§ Aim of the exercise:
Transcribe the listing exactly, leaving out every picture.

---------- Supplied data ----------

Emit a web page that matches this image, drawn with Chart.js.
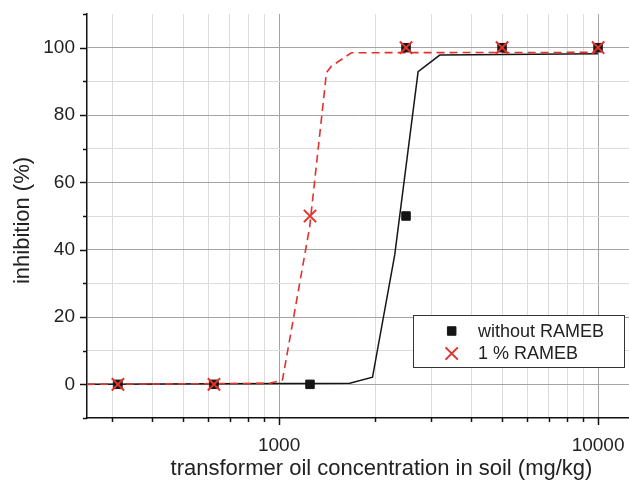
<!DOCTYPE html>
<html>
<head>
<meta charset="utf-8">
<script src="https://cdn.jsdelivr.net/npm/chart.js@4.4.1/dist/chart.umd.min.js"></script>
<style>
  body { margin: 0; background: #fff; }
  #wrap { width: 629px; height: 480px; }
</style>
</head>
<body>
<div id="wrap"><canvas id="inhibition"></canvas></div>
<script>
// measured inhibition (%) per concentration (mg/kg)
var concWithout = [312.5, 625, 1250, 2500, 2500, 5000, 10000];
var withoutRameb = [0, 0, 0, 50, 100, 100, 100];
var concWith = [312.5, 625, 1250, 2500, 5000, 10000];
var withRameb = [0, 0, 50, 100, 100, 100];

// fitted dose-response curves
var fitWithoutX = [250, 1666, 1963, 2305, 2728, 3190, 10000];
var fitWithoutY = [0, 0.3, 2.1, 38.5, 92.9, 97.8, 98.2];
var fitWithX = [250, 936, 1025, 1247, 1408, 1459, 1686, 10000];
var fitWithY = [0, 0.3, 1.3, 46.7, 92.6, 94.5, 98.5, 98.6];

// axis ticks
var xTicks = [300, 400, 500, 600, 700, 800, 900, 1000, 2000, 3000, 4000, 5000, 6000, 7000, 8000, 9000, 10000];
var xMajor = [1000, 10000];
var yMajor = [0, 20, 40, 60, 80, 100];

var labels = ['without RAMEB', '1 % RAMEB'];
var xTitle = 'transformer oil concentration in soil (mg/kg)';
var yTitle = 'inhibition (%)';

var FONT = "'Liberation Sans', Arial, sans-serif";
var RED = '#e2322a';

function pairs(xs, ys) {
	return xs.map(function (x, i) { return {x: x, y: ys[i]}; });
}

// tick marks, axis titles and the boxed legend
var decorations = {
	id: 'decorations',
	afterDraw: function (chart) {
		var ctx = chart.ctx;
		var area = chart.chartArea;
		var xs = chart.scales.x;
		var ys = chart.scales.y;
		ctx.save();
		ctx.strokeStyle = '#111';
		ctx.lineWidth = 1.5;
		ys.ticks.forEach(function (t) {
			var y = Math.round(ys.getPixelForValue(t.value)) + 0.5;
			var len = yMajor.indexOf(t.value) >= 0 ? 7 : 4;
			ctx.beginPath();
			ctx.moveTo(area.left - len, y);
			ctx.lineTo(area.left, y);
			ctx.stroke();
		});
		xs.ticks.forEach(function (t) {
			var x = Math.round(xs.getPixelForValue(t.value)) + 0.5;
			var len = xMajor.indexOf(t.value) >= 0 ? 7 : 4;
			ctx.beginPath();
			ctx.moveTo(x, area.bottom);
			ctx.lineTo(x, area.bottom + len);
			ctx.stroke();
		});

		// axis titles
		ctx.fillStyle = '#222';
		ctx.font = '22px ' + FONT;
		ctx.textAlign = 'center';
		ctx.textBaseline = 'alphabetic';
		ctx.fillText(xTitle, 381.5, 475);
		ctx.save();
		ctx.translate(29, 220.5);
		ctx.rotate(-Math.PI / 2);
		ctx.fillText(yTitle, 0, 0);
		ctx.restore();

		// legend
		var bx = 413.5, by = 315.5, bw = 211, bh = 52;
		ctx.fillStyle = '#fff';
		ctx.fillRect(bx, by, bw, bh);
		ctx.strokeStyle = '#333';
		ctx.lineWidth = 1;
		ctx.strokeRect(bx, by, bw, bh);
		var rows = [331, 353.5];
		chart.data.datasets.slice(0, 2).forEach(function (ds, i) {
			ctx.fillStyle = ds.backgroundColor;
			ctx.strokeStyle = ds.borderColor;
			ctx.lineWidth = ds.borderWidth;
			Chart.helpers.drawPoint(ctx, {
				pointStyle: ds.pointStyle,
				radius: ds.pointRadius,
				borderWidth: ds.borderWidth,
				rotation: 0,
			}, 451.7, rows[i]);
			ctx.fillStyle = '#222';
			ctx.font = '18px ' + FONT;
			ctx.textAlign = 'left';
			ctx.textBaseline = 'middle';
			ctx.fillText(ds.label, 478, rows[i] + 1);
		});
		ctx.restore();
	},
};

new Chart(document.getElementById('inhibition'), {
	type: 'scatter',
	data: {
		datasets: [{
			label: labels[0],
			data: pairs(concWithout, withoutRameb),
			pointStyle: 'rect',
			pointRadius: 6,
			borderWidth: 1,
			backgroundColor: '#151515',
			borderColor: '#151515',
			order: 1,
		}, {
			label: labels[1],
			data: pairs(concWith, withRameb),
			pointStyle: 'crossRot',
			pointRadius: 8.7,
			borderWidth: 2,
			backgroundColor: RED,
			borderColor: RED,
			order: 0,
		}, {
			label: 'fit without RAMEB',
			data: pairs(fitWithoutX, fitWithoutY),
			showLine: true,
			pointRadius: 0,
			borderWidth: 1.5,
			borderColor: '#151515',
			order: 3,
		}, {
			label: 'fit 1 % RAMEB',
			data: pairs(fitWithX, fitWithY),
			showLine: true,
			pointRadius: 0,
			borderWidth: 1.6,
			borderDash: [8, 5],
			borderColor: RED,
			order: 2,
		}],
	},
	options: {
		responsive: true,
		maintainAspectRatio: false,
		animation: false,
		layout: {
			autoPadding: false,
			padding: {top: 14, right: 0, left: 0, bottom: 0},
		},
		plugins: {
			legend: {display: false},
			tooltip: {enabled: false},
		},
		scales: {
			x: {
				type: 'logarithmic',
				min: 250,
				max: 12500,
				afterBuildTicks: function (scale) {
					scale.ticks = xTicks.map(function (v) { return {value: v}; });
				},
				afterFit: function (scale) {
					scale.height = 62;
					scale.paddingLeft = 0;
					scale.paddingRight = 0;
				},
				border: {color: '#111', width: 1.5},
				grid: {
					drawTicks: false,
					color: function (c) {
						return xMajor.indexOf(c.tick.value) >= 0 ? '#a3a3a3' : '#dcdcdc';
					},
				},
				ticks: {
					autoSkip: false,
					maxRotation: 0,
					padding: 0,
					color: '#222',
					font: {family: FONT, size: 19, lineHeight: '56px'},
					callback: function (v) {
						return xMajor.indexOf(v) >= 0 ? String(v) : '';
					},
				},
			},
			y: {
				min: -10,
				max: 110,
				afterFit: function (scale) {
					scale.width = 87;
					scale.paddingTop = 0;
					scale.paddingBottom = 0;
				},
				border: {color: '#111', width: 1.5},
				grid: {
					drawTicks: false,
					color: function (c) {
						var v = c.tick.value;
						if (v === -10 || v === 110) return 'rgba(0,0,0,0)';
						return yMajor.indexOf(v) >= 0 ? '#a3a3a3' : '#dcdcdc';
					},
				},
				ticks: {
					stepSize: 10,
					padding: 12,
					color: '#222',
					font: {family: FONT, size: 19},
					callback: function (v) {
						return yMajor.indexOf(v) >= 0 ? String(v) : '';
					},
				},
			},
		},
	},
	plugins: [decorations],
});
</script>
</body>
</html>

----------

§ Response:
Emit a web page that matches this image, drawn with Chart.js.
<!DOCTYPE html>
<html>
<head>
<meta charset="utf-8">
<script src="https://cdn.jsdelivr.net/npm/chart.js@4.4.1/dist/chart.umd.min.js"></script>
<style>
  body { margin: 0; background: #fff; }
  #wrap { width: 629px; height: 480px; }
</style>
</head>
<body>
<div id="wrap"><canvas id="inhibition"></canvas></div>
<script>
// measured inhibition (%) per concentration (mg/kg)
var concWithout = [312.5, 625, 1250, 2500, 2500, 5000, 10000];
var withoutRameb = [0, 0, 0, 50, 100, 100, 100];
var concWith = [312.5, 625, 1250, 2500, 5000, 10000];
var withRameb = [0, 0, 50, 100, 100, 100];

// fitted dose-response curves
var fitWithoutX = [250, 1666, 1963, 2305, 2728, 3190, 10000];
var fitWithoutY = [0, 0.3, 2.1, 38.5, 92.9, 97.8, 98.2];
var fitWithX = [250, 936, 1025, 1247, 1408, 1459, 1686, 10000];
var fitWithY = [0, 0.3, 1.3, 46.7, 92.6, 94.5, 98.5, 98.6];

// axis ticks
var xTicks = [300, 400, 500, 600, 700, 800, 900, 1000, 2000, 3000, 4000, 5000, 6000, 7000, 8000, 9000, 10000];
var xMajor = [1000, 10000];
var yMajor = [0, 20, 40, 60, 80, 100];

var labels = ['without RAMEB', '1 % RAMEB'];
var xTitle = 'transformer oil concentration in soil (mg/kg)';
var yTitle = 'inhibition (%)';

var FONT = "'Liberation Sans', Arial, sans-serif";
var RED = '#e2322a';

function pairs(xs, ys) {
	return xs.map(function (x, i) { return {x: x, y: ys[i]}; });
}

// tick marks, axis titles and the boxed legend
var decorations = {
	id: 'decorations',
	afterDraw: function (chart) {
		var ctx = chart.ctx;
		var area = chart.chartArea;
		var xs = chart.scales.x;
		var ys = chart.scales.y;
		ctx.save();
		ctx.strokeStyle = '#111';
		ctx.lineWidth = 1.5;
		ys.ticks.forEach(function (t) {
			var y = Math.round(ys.getPixelForValue(t.value)) + 0.5;
			var len = yMajor.indexOf(t.value) >= 0 ? 7 : 4;
			ctx.beginPath();
			ctx.moveTo(area.left - len, y);
			ctx.lineTo(area.left, y);
			ctx.stroke();
		});
		xs.ticks.forEach(function (t) {
			var x = Math.round(xs.getPixelForValue(t.value)) + 0.5;
			var len = xMajor.indexOf(t.value) >= 0 ? 7 : 4;
			ctx.beginPath();
			ctx.moveTo(x, area.bottom);
			ctx.lineTo(x, area.bottom + len);
			ctx.stroke();
		});

		// axis titles
		ctx.fillStyle = '#222';
		ctx.font = '22px ' + FONT;
		ctx.textAlign = 'center';
		ctx.textBaseline = 'alphabetic';
		ctx.fillText(xTitle, 381.5, 475);
		ctx.save();
		ctx.translate(29, 220.5);
		ctx.rotate(-Math.PI / 2);
		ctx.fillText(yTitle, 0, 0);
		ctx.restore();

		// legend
		var bx = 413.5, by = 315.5, bw = 211, bh = 52;
		ctx.fillStyle = '#fff';
		ctx.fillRect(bx, by, bw, bh);
		ctx.strokeStyle = '#333';
		ctx.lineWidth = 1;
		ctx.strokeRect(bx, by, bw, bh);
		var rows = [331, 353.5];
		chart.data.datasets.slice(0, 2).forEach(function (ds, i) {
			ctx.fillStyle = ds.backgroundColor;
			ctx.strokeStyle = ds.borderColor;
			ctx.lineWidth = ds.borderWidth;
			Chart.helpers.drawPoint(ctx, {
				pointStyle: ds.pointStyle,
				radius: ds.pointRadius,
				borderWidth: ds.borderWidth,
				rotation: 0,
			}, 451.7, rows[i]);
			ctx.fillStyle = '#222';
			ctx.font = '18px ' + FONT;
			ctx.textAlign = 'left';
			ctx.textBaseline = 'middle';
			ctx.fillText(ds.label, 478, rows[i] + 1);
		});
		ctx.restore();
	},
};

new Chart(document.getElementById('inhibition'), {
	type: 'scatter',
	data: {
		datasets: [{
			label: labels[0],
			data: pairs(concWithout, withoutRameb),
			pointStyle: 'rect',
			pointRadius: 6,
			borderWidth: 1,
			backgroundColor: '#151515',
			borderColor: '#151515',
			order: 1,
		}, {
			label: labels[1],
			data: pairs(concWith, withRameb),
			pointStyle: 'crossRot',
			pointRadius: 8.7,
			borderWidth: 2,
			backgroundColor: RED,
			borderColor: RED,
			order: 0,
		}, {
			label: 'fit without RAMEB',
			data: pairs(fitWithoutX, fitWithoutY),
			showLine: true,
			pointRadius: 0,
			borderWidth: 1.5,
			borderColor: '#151515',
			order: 3,
		}, {
			label: 'fit 1 % RAMEB',
			data: pairs(fitWithX, fitWithY),
			showLine: true,
			pointRadius: 0,
			borderWidth: 1.6,
			borderDash: [8, 5],
			borderColor: RED,
			order: 2,
		}],
	},
	options: {
		responsive: true,
		maintainAspectRatio: false,
		animation: false,
		layout: {
			autoPadding: false,
			padding: {top: 14, right: 0, left: 0, bottom: 0},
		},
		plugins: {
			legend: {display: false},
			tooltip: {enabled: false},
		},
		scales: {
			x: {
				type: 'logarithmic',
				min: 250,
				max: 12500,
				afterBuildTicks: function (scale) {
					scale.ticks = xTicks.map(function (v) { return {value: v}; });
				},
				afterFit: function (scale) {
					scale.height = 62;
					scale.paddingLeft = 0;
					scale.paddingRight = 0;
				},
				border: {color: '#111', width: 1.5},
				grid: {
					drawTicks: false,
					color: function (c) {
						return xMajor.indexOf(c.tick.value) >= 0 ? '#a3a3a3' : '#dcdcdc';
					},
				},
				ticks: {
					autoSkip: false,
					maxRotation: 0,
					padding: 0,
					color: '#222',
					font: {family: FONT, size: 19, lineHeight: '56px'},
					callback: function (v) {
						return xMajor.indexOf(v) >= 0 ? String(v) : '';
					},
				},
			},
			y: {
				min: -10,
				max: 110,
				afterFit: function (scale) {
					scale.width = 87;
					scale.paddingTop = 0;
					scale.paddingBottom = 0;
				},
				border: {color: '#111', width: 1.5},
				grid: {
					drawTicks: false,
					color: function (c) {
						var v = c.tick.value;
						if (v === -10 || v === 110) return 'rgba(0,0,0,0)';
						return yMajor.indexOf(v) >= 0 ? '#a3a3a3' : '#dcdcdc';
					},
				},
				ticks: {
					stepSize: 10,
					padding: 12,
					color: '#222',
					font: {family: FONT, size: 19},
					callback: function (v) {
						return yMajor.indexOf(v) >= 0 ? String(v) : '';
					},
				},
			},
		},
	},
	plugins: [decorations],
});
</script>
</body>
</html>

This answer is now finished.